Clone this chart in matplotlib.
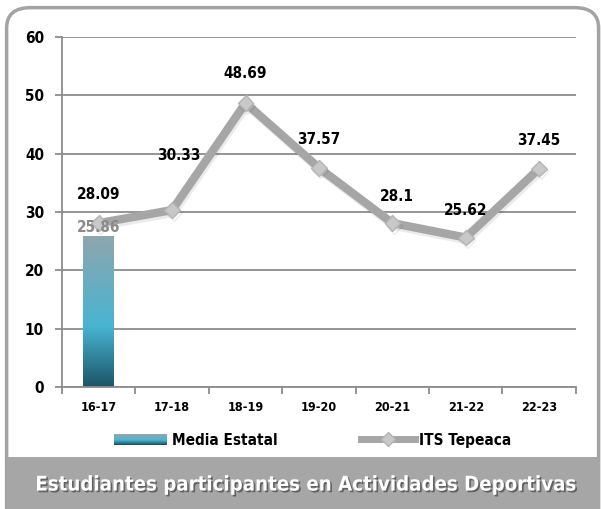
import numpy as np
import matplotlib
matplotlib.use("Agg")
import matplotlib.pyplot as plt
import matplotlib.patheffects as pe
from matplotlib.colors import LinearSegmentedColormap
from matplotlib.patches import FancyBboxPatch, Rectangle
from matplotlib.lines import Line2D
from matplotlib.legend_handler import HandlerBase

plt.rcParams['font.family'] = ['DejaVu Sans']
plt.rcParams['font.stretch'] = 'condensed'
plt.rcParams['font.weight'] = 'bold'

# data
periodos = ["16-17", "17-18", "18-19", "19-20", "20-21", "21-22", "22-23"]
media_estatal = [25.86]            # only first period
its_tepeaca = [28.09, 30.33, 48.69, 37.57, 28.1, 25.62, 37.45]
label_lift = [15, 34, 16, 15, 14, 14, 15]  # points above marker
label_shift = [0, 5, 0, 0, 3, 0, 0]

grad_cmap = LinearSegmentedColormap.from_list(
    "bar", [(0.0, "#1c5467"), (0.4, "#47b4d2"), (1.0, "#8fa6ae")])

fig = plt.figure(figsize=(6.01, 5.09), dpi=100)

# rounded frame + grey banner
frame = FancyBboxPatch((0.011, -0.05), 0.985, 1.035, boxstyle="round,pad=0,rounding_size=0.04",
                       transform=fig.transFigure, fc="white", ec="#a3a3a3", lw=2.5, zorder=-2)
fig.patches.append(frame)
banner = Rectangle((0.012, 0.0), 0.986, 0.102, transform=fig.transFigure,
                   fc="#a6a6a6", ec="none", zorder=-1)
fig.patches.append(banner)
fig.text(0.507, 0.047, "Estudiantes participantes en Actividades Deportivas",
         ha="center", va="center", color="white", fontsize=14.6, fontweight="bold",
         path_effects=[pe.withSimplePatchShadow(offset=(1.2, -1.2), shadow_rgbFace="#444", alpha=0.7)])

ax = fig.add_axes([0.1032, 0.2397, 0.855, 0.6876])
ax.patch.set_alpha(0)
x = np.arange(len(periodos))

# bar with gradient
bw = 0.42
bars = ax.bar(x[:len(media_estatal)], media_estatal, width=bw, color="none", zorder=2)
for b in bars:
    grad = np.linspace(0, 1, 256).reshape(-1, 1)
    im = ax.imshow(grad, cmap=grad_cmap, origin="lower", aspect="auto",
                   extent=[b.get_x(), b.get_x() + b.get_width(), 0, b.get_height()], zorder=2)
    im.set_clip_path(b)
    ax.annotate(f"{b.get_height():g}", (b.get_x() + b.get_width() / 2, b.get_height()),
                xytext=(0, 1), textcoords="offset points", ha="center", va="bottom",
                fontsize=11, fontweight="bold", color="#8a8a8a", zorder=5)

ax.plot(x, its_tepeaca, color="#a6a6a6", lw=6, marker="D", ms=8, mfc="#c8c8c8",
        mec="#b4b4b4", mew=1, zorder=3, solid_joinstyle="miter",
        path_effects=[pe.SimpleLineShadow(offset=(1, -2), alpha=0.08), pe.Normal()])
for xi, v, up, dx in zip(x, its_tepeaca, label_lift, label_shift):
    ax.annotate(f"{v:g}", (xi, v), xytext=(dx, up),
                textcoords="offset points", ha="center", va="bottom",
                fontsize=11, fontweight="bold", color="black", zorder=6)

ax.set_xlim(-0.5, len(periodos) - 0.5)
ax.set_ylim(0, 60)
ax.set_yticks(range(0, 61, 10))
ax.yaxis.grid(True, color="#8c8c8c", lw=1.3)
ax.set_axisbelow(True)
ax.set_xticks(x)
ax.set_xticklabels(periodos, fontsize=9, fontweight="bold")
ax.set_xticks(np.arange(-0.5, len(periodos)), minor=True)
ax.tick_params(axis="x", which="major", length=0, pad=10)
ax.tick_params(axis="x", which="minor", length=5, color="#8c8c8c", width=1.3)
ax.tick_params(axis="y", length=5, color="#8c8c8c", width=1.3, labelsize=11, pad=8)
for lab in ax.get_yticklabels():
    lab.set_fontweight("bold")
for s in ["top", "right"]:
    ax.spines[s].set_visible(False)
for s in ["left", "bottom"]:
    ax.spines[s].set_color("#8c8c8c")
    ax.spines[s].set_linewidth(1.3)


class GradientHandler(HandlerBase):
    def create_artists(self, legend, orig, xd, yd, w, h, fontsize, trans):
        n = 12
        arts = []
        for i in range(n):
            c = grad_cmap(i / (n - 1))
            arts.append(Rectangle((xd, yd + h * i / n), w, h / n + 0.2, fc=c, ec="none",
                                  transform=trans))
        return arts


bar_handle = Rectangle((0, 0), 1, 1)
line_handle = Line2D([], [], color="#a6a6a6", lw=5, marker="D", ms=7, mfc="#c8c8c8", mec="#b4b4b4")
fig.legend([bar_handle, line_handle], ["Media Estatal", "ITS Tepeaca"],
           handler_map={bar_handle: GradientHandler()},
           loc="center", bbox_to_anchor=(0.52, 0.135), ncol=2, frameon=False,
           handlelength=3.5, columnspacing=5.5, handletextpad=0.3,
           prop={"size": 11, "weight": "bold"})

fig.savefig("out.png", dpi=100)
::::::::::
▸ PROBLEM DETAILS:
Print the whole listing above once more, word for word, without its pictures.

▸ WORKED SOLUTION:
Clone this chart in matplotlib.
import numpy as np
import matplotlib
matplotlib.use("Agg")
import matplotlib.pyplot as plt
import matplotlib.patheffects as pe
from matplotlib.colors import LinearSegmentedColormap
from matplotlib.patches import FancyBboxPatch, Rectangle
from matplotlib.lines import Line2D
from matplotlib.legend_handler import HandlerBase

plt.rcParams['font.family'] = ['DejaVu Sans']
plt.rcParams['font.stretch'] = 'condensed'
plt.rcParams['font.weight'] = 'bold'

# data
periodos = ["16-17", "17-18", "18-19", "19-20", "20-21", "21-22", "22-23"]
media_estatal = [25.86]            # only first period
its_tepeaca = [28.09, 30.33, 48.69, 37.57, 28.1, 25.62, 37.45]
label_lift = [15, 34, 16, 15, 14, 14, 15]  # points above marker
label_shift = [0, 5, 0, 0, 3, 0, 0]

grad_cmap = LinearSegmentedColormap.from_list(
    "bar", [(0.0, "#1c5467"), (0.4, "#47b4d2"), (1.0, "#8fa6ae")])

fig = plt.figure(figsize=(6.01, 5.09), dpi=100)

# rounded frame + grey banner
frame = FancyBboxPatch((0.011, -0.05), 0.985, 1.035, boxstyle="round,pad=0,rounding_size=0.04",
                       transform=fig.transFigure, fc="white", ec="#a3a3a3", lw=2.5, zorder=-2)
fig.patches.append(frame)
banner = Rectangle((0.012, 0.0), 0.986, 0.102, transform=fig.transFigure,
                   fc="#a6a6a6", ec="none", zorder=-1)
fig.patches.append(banner)
fig.text(0.507, 0.047, "Estudiantes participantes en Actividades Deportivas",
         ha="center", va="center", color="white", fontsize=14.6, fontweight="bold",
         path_effects=[pe.withSimplePatchShadow(offset=(1.2, -1.2), shadow_rgbFace="#444", alpha=0.7)])

ax = fig.add_axes([0.1032, 0.2397, 0.855, 0.6876])
ax.patch.set_alpha(0)
x = np.arange(len(periodos))

# bar with gradient
bw = 0.42
bars = ax.bar(x[:len(media_estatal)], media_estatal, width=bw, color="none", zorder=2)
for b in bars:
    grad = np.linspace(0, 1, 256).reshape(-1, 1)
    im = ax.imshow(grad, cmap=grad_cmap, origin="lower", aspect="auto",
                   extent=[b.get_x(), b.get_x() + b.get_width(), 0, b.get_height()], zorder=2)
    im.set_clip_path(b)
    ax.annotate(f"{b.get_height():g}", (b.get_x() + b.get_width() / 2, b.get_height()),
                xytext=(0, 1), textcoords="offset points", ha="center", va="bottom",
                fontsize=11, fontweight="bold", color="#8a8a8a", zorder=5)

ax.plot(x, its_tepeaca, color="#a6a6a6", lw=6, marker="D", ms=8, mfc="#c8c8c8",
        mec="#b4b4b4", mew=1, zorder=3, solid_joinstyle="miter",
        path_effects=[pe.SimpleLineShadow(offset=(1, -2), alpha=0.08), pe.Normal()])
for xi, v, up, dx in zip(x, its_tepeaca, label_lift, label_shift):
    ax.annotate(f"{v:g}", (xi, v), xytext=(dx, up),
                textcoords="offset points", ha="center", va="bottom",
                fontsize=11, fontweight="bold", color="black", zorder=6)

ax.set_xlim(-0.5, len(periodos) - 0.5)
ax.set_ylim(0, 60)
ax.set_yticks(range(0, 61, 10))
ax.yaxis.grid(True, color="#8c8c8c", lw=1.3)
ax.set_axisbelow(True)
ax.set_xticks(x)
ax.set_xticklabels(periodos, fontsize=9, fontweight="bold")
ax.set_xticks(np.arange(-0.5, len(periodos)), minor=True)
ax.tick_params(axis="x", which="major", length=0, pad=10)
ax.tick_params(axis="x", which="minor", length=5, color="#8c8c8c", width=1.3)
ax.tick_params(axis="y", length=5, color="#8c8c8c", width=1.3, labelsize=11, pad=8)
for lab in ax.get_yticklabels():
    lab.set_fontweight("bold")
for s in ["top", "right"]:
    ax.spines[s].set_visible(False)
for s in ["left", "bottom"]:
    ax.spines[s].set_color("#8c8c8c")
    ax.spines[s].set_linewidth(1.3)


class GradientHandler(HandlerBase):
    def create_artists(self, legend, orig, xd, yd, w, h, fontsize, trans):
        n = 12
        arts = []
        for i in range(n):
            c = grad_cmap(i / (n - 1))
            arts.append(Rectangle((xd, yd + h * i / n), w, h / n + 0.2, fc=c, ec="none",
                                  transform=trans))
        return arts


bar_handle = Rectangle((0, 0), 1, 1)
line_handle = Line2D([], [], color="#a6a6a6", lw=5, marker="D", ms=7, mfc="#c8c8c8", mec="#b4b4b4")
fig.legend([bar_handle, line_handle], ["Media Estatal", "ITS Tepeaca"],
           handler_map={bar_handle: GradientHandler()},
           loc="center", bbox_to_anchor=(0.52, 0.135), ncol=2, frameon=False,
           handlelength=3.5, columnspacing=5.5, handletextpad=0.3,
           prop={"size": 11, "weight": "bold"})

fig.savefig("out.png", dpi=100)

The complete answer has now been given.